Regarding the next phase of redemption, Matan Torah, the Giving of the Torah at Sinai, our rabbis claim that the women were given the Torah first because it is they who teach their children “the ways of the Torah.” The teachers of “the way” to the next generation hold the secret of a people’s survival. They are the bridge to the Jewish future.

The Biblical precedent established a pattern for women of later generations to have a historically defined role as the vanguard in the struggle of Jewish survival. At every crucial juncture women have stepped into the historical vacuum to provide roles as unseen movers based on their prophetic intuition and their ability “to tune into” the existential self of the Jewish people.

From Rebbetzin Recha Freier who spearheaded a movement which evolved into the Youth Aliyah, a major instrument of rescue for Jewish children during the Holocaust, to Rivka Gruber, teacher, librarian, and social worker, who, after her two sons fell in Israel’s War of Independence, became the founder of a string of settlements in the Sharon Valley, women have been silent movers, creating educational, social, health and welfare infrastructures for the Jewish community.

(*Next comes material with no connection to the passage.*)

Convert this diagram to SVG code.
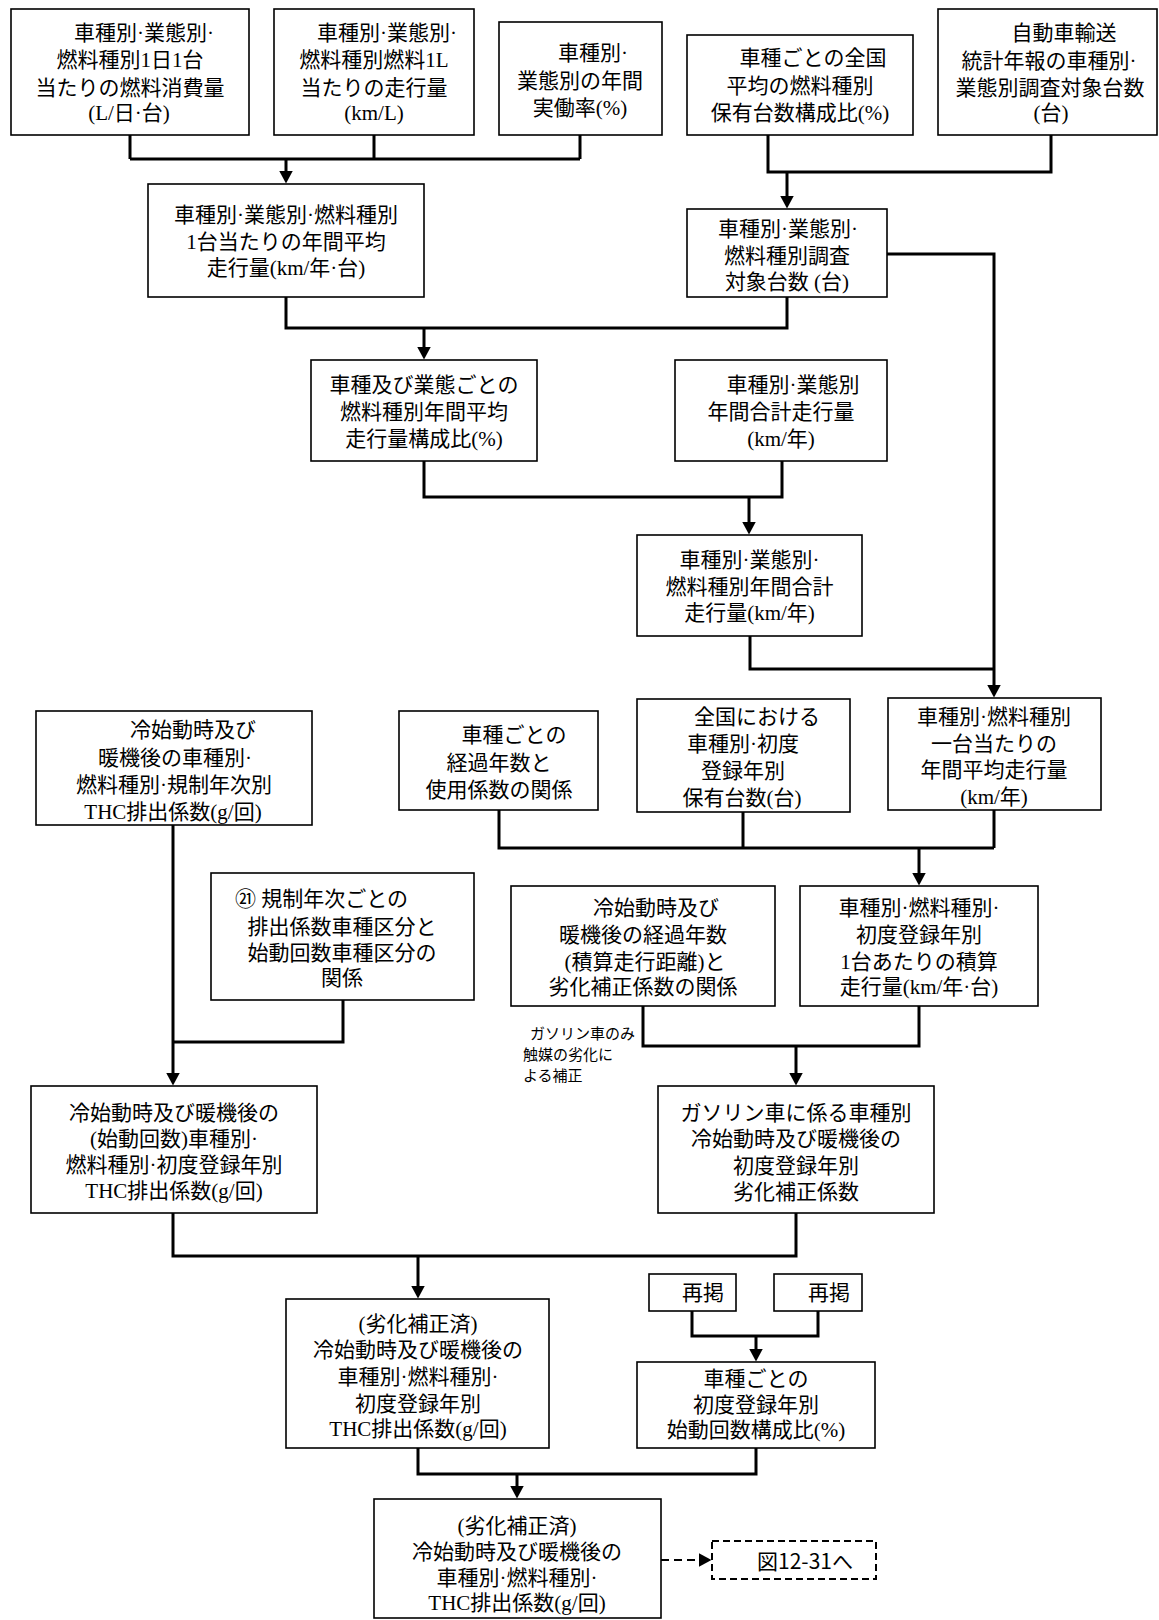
<svg xmlns="http://www.w3.org/2000/svg" width="1159" height="1620" viewBox="0 0 1159 1620">
<style>
.b{fill:#fff;stroke:#000;stroke-width:1.6}
.d{fill:#fff;stroke:#000;stroke-width:2;stroke-dasharray:7 4}
.t{font-family:"Liberation Serif","Noto Sans CJK JP",sans-serif;font-size:21px;text-anchor:middle;dominant-baseline:central;fill:#000}
.s{font-family:"Noto Sans CJK JP","Noto Sans",sans-serif;font-size:15px;dominant-baseline:central;fill:#000}
.g{font-family:"Noto Sans CJK JP","Noto Sans",sans-serif;font-size:21px;text-anchor:middle;dominant-baseline:central;fill:#000}
.c{fill:none;stroke:#000;stroke-width:3}
.a{fill:none;stroke:#000;stroke-width:3;marker-end:url(#ah)}
.da{fill:none;stroke:#000;stroke-width:2.2;stroke-dasharray:8 5;marker-end:url(#ah)}
</style>
<defs>
<marker id="ah" viewBox="0 0 13 14" refX="0.5" refY="7" markerWidth="13" markerHeight="14" orient="auto" markerUnits="userSpaceOnUse"><path d="M0,0 L13,7 L0,14 z" fill="#000"/></marker>
</defs>
<rect width="1159" height="1620" fill="#fff"/>

<g id="connectors">
<path class="c" d="M130,135 V159 M374,135 V159 M580,135 V159 M130,159 H580"/>
<path class="a" d="M286,159 V171"/>
<path class="c" d="M768,135 V172 H1051 V135"/>
<path class="a" d="M787,172 V196"/>
<path class="c" d="M286,297 V328 H787 V297"/>
<path class="a" d="M424,328 V347"/>
<path class="c" d="M424,461 V497 H782 V461"/>
<path class="a" d="M749,497 V522"/>
<path class="a" d="M887,254 H994 V685"/>
<path class="c" d="M750,636 V669 H994"/>
<path class="c" d="M499,810 V848 H994 M743,812 V848 M994,810 V848"/>
<path class="a" d="M919,848 V873"/>
<path class="a" d="M173,825 V1073"/>
<path class="c" d="M343,1000 V1042 H173"/>
<path class="c" d="M643,1006 V1046 H919 V1006"/>
<path class="a" d="M796,1046 V1073"/>
<path class="c" d="M173,1213 V1256 H796 V1213"/>
<path class="a" d="M418,1256 V1286"/>
<path class="c" d="M692,1311 V1336 H818 V1311"/>
<path class="a" d="M756,1336 V1349"/>
<path class="c" d="M418,1448 V1474 H756 V1448"/>
<path class="a" d="M517,1474 V1486"/>
<path class="da" d="M661,1560 H699"/>
</g>

<g id="nA"><rect class="b" x="11" y="9" width="238" height="126"/>
<text class="t" x="144" y="33">車種別·業態別·</text><text class="t" x="130" y="60">燃料種別1日1台</text><text class="t" x="130" y="87.5">当たりの燃料消費量</text><text class="t" x="129" y="113">(L/日·台)</text></g>

<g id="nB"><rect class="b" x="274" y="9" width="200" height="126"/>
<text class="t" x="387" y="33">車種別·業態別·</text><text class="t" x="374" y="60">燃料種別燃料1L</text><text class="t" x="374" y="87.5">当たりの走行量</text><text class="t" x="374" y="113">(km/L)</text></g>

<g id="nC"><rect class="b" x="499" y="22" width="163" height="113"/>
<text class="t" x="593" y="53">車種別·</text><text class="t" x="580" y="81">業態別の年間</text><text class="t" x="580" y="108">実働率(%)</text></g>

<g id="nD"><rect class="b" x="687" y="35" width="226" height="100"/>
<text class="t" x="813" y="58">車種ごとの全国</text><text class="t" x="800" y="86">平均の燃料種別</text><text class="t" x="800" y="113">保有台数構成比(%)</text></g>

<g id="nE"><rect class="b" x="938" y="9" width="219" height="126"/>
<text class="t" x="1064" y="33">自動車輸送</text><text class="t" x="1049" y="61">統計年報の車種別·</text><text class="t" x="1050" y="88">業態別調査対象台数</text><text class="t" x="1051" y="113">(台)</text></g>

<g id="nF"><rect class="b" x="148" y="184" width="276" height="113"/>
<text class="t" x="286" y="215">車種別·業態別·燃料種別</text><text class="t" x="286" y="242">1台当たりの年間平均</text><text class="t" x="286" y="268">走行量(km/年·台)</text></g>

<g id="nG"><rect class="b" x="687" y="209" width="200" height="88"/>
<text class="t" x="788" y="229">車種別·業態別·</text><text class="t" x="787" y="256">燃料種別調査</text><text class="t" x="787" y="282">対象台数 (台)</text></g>

<g id="nH"><rect class="b" x="311" y="360" width="226" height="101"/>
<text class="t" x="424" y="385">車種及び業態ごとの</text><text class="t" x="424" y="412">燃料種別年間平均</text><text class="t" x="424" y="439">走行量構成比(%)</text></g>

<g id="nI"><rect class="b" x="675" y="360" width="212" height="101"/>
<text class="t" x="793" y="385">車種別·業態別</text><text class="t" x="781" y="412">年間合計走行量</text><text class="t" x="781" y="439">(km/年)</text></g>

<g id="nJ"><rect class="b" x="637" y="535" width="225" height="101"/>
<text class="t" x="749.5" y="560">車種別·業態別·</text><text class="t" x="749.5" y="587">燃料種別年間合計</text><text class="t" x="749.5" y="613">走行量(km/年)</text></g>

<g id="nK"><rect class="b" x="888" y="698" width="213" height="112"/>
<text class="t" x="994" y="717">車種別·燃料種別</text><text class="t" x="994" y="743.5">一台当たりの</text><text class="t" x="994" y="770">年間平均走行量</text><text class="t" x="994" y="797">(km/年)</text></g>

<g id="nN"><rect class="b" x="637" y="699" width="213" height="113"/>
<text class="t" x="757" y="717">全国における</text><text class="t" x="743" y="744">車種別·初度</text><text class="t" x="743" y="771">登録年別</text><text class="t" x="742" y="798">保有台数(台)</text></g>

<g id="nM"><rect class="b" x="399" y="711" width="199" height="99"/>
<text class="t" x="514" y="735">車種ごとの</text><text class="t" x="499" y="763">経過年数と</text><text class="t" x="499" y="790">使用係数の関係</text></g>

<g id="nL"><rect class="b" x="36" y="711" width="276" height="114"/>
<text class="t" x="193" y="730">冷始動時及び</text><text class="t" x="175" y="758">暖機後の車種別·</text><text class="t" x="174" y="785">燃料種別·規制年次別</text><text class="t" x="173" y="812">THC排出係数(g/回)</text></g>

<g id="nO"><rect class="b" x="211" y="873" width="263" height="127"/>
<text class="t" x="235" y="899" style="text-anchor:start">㉑ 規制年次ごとの</text><text class="t" x="342" y="927">排出係数車種区分と</text><text class="t" x="342" y="953">始動回数車種区分の</text><text class="t" x="342" y="978">関係</text></g>

<g id="nQ"><rect class="b" x="511" y="886" width="264" height="120"/>
<text class="t" x="656" y="908">冷始動時及び</text><text class="t" x="643" y="935">暖機後の経過年数</text><text class="t" x="645" y="962">(積算走行距離)と</text><text class="t" x="643" y="987">劣化補正係数の関係</text></g>

<g id="nP"><rect class="b" x="800" y="886" width="238" height="120"/>
<text class="t" x="919" y="908">車種別·燃料種別·</text><text class="t" x="919" y="935">初度登録年別</text><text class="t" x="919" y="962">1台あたりの積算</text><text class="t" x="919" y="987">走行量(km/年·台)</text></g>

<g id="label">
<text class="s" x="530" y="1032">ガソリン車のみ</text><text class="s" x="523" y="1053">触媒の劣化に</text><text class="s" x="523" y="1074">よる補正</text></g>

<g id="nR"><rect class="b" x="31" y="1086" width="286" height="127"/>
<text class="t" x="174" y="1113">冷始動時及び暖機後の</text><text class="t" x="174" y="1139">(始動回数)車種別·</text><text class="t" x="174" y="1165">燃料種別·初度登録年別</text><text class="t" x="174" y="1191">THC排出係数(g/回)</text></g>

<g id="nS"><rect class="b" x="658" y="1086" width="276" height="127"/>
<text class="t" x="796" y="1113">ガソリン車に係る車種別</text><text class="t" x="796" y="1139">冷始動時及び暖機後の</text><text class="t" x="796" y="1166">初度登録年別</text><text class="t" x="796" y="1192">劣化補正係数</text></g>

<g id="nT"><rect class="b" x="286" y="1299" width="263" height="149"/>
<text class="t" x="418" y="1324">(劣化補正済)</text><text class="t" x="418" y="1350">冷始動時及び暖機後の</text><text class="t" x="418" y="1377">車種別·燃料種別·</text><text class="t" x="418" y="1404">初度登録年別</text><text class="t" x="418" y="1429">THC排出係数(g/回)</text></g>

<g id="nRe1"><rect class="b" x="649" y="1274" width="87" height="37"/><text class="t" x="703" y="1293">再掲</text></g>
<g id="nRe2"><rect class="b" x="774" y="1274" width="88" height="37"/><text class="t" x="829" y="1293">再掲</text></g>

<g id="nU"><rect class="b" x="637" y="1362" width="238" height="86"/>
<text class="t" x="756" y="1379">車種ごとの</text><text class="t" x="756" y="1405">初度登録年別</text><text class="t" x="756" y="1430">始動回数構成比(%)</text></g>

<g id="nV"><rect class="b" x="374" y="1499" width="287" height="119"/>
<text class="t" x="517" y="1526">(劣化補正済)</text><text class="t" x="517" y="1552">冷始動時及び暖機後の</text><text class="t" x="517" y="1578">車種別·燃料種別·</text><text class="t" x="517" y="1603">THC排出係数(g/回)</text></g>

<g id="nW"><rect class="d" x="712" y="1541" width="164" height="38"/><text class="g" x="805" y="1560">図12-31へ</text></g>
</svg>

And how about the women in our present situation of surrounding existential threat, the war of terror in Israel?

That chapter is being written even as we speak. Do you remember the name Chava Shatsky? How could you? She is one among innumerable heroines whose children were murdered by Arab terrorists, one name among hundreds. Her 15 year-old daughter Keren was killed by an Arab terrorist in the Karne Shomron mall on Motzei Shabbat, February 16, 2002.

I happen to remember because of a personal connection. Reading in The Jewish Press that Karen and the other casualties were pupils in Kedumim’s Ulpana Lehava, where someone from my family taught English, I immediately contacted her to offer my emotional support. When I started to speak and my words drowned in tears, it was she who comforted me. Yes, Keren was her pupil, she said, and Keren’s mother, Chava Shatsky, was the chairman of the department at Lehava.

“You must speak to Chava,” she advised me. “Chava will give you chizuk, strength… she gave chizuk to all of us. In our grief over Keren, the faith of Keren’s mother gave us all strength,” the young teacher said. When I expressed profound amazement, she continued: “Yes, it is amazing. Yet there are many other women who react similarly. And these women are the guarantee that we will make it,” she said with pride.

The young teacher’s words helped me. They helped me cope with the grief and face the future. Indeed, these heroic mothers, like Jewish women throughout our history of confrontation with existential threats are the guarantee that we will make it.